The Statistic: Cheat Proofed
But diligent readers would notice that we still have Problem 3, namely, some ambiguity around interpreting “clear source of origin”. They might point out that health authorities could artificially decrease or increase the statistic by liberal or conservative interpretation.
How might we avoid this type of cheating? We could try something like this:
- Fix a “clear source of origin” beforehand by designating a set of people as probable origins (the “contact group”).
- Then, take a random sample of people who might have come into contact with these designated people and test them. We can use this to estimate the number of positive cases in the contact group.
- Then, take a random sample of the entire population and test them. We can use this to estimate the number of positive cases in the population.
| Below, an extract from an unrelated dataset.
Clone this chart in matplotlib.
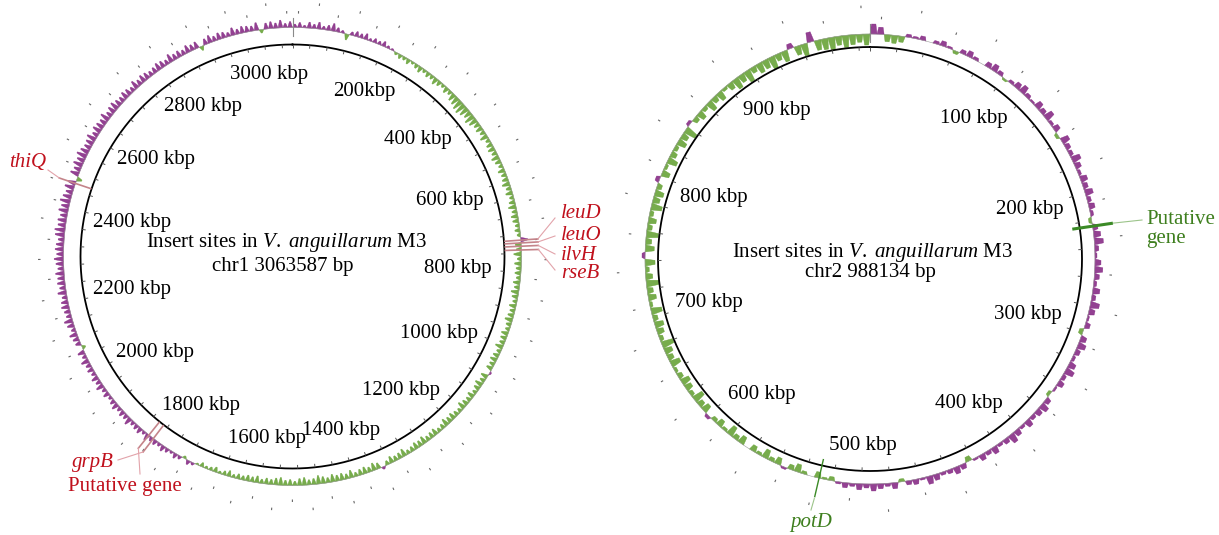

- Since we know the number of positive cases in the contact group, we can compute the number of positive cases outside it.
- The probabilistic community spread rate is the ratio of the number of positive cases outside the contact group to that in the whole population.
For example, suppose there are 1,000 people designated as probable origins. Suppose 60,000 people might have come into contact with these people. We take a random 10% sample of the 60,000 (i.e. 6,000) and test them. Suppose 390 or 6.5% test positive. The complete contact group will have 3,900 positive cases.
We also take a random sample of the entire population (say 6,000) and test them. Suppose 10 or 0.167% test positive. Assuming the population of the country is 22,000,000, the entire population will have 36,667 positive cases.
Thus there are there are 36,667 minus 3,600 or 32,767 positive cases outside the contact group.
Thus the probabilistic community spread rate is 32,767 / 36,667 or 89%.
So, is there community spread?
If you ask the question, “Is there community spread?” you haven’t understood this article. It implies that you still live in a “letteralist” black and white world.
The more meaningful question you should ask is “how much community spread is there?” to which a meaningful answer would be probabilistic, not “yes” or “no”.
The good news is that our health authorities do a mix of testing: both random and probable contacts. And hence, it should be possible to calculate the statistic. The bad news is that they haven’t published these separately. Hence, for now, my conclusion is “I don’t know”.
However, it should be relatively easy for the authorities to publish these numbers. And I hope they do.
But we have more problems with Community Spread. Consider another imaginary example:
Suppose in some unfortunate country, CoViD-19 has infected every single inhabitant. Many are dying; everyone is suffering. But suppose bizarrely (don’t ask me how), this country has an excellent tracing system. Every single case connects to a source of origin. Hence, community spread (both literal and statistical) is zero.
This example highlights perhaps the biggest problem with the community spread metric. It is a relative metric that compares A) disease spread with B) tracking/tracing efficacy. If the spread is high, but tracking is also good, community spread will be low.
What I (and probably most people) care about is disease spread. Measuring the effectiveness of tracking/tracing is also essential but strictly secondary.
The way to measure disease spread is simple. Take a random sample of the population and compute the positive rate.
For example, if in a random sample of 10,000 people, 100 people test positive, then 100 / 10,000 or 1% is (for me) the most important metric.
If this significantly increases, then there is a problem. If it decreases, things are improving.
Like my proposed probabilistic community spread statistic, the good news is that all the data required to compute this figure already exists. The bad news is that, as far as I know, it is not published. A publication and analysis of this metric will give us the real picture of CoViD-19 in Sri Lanka.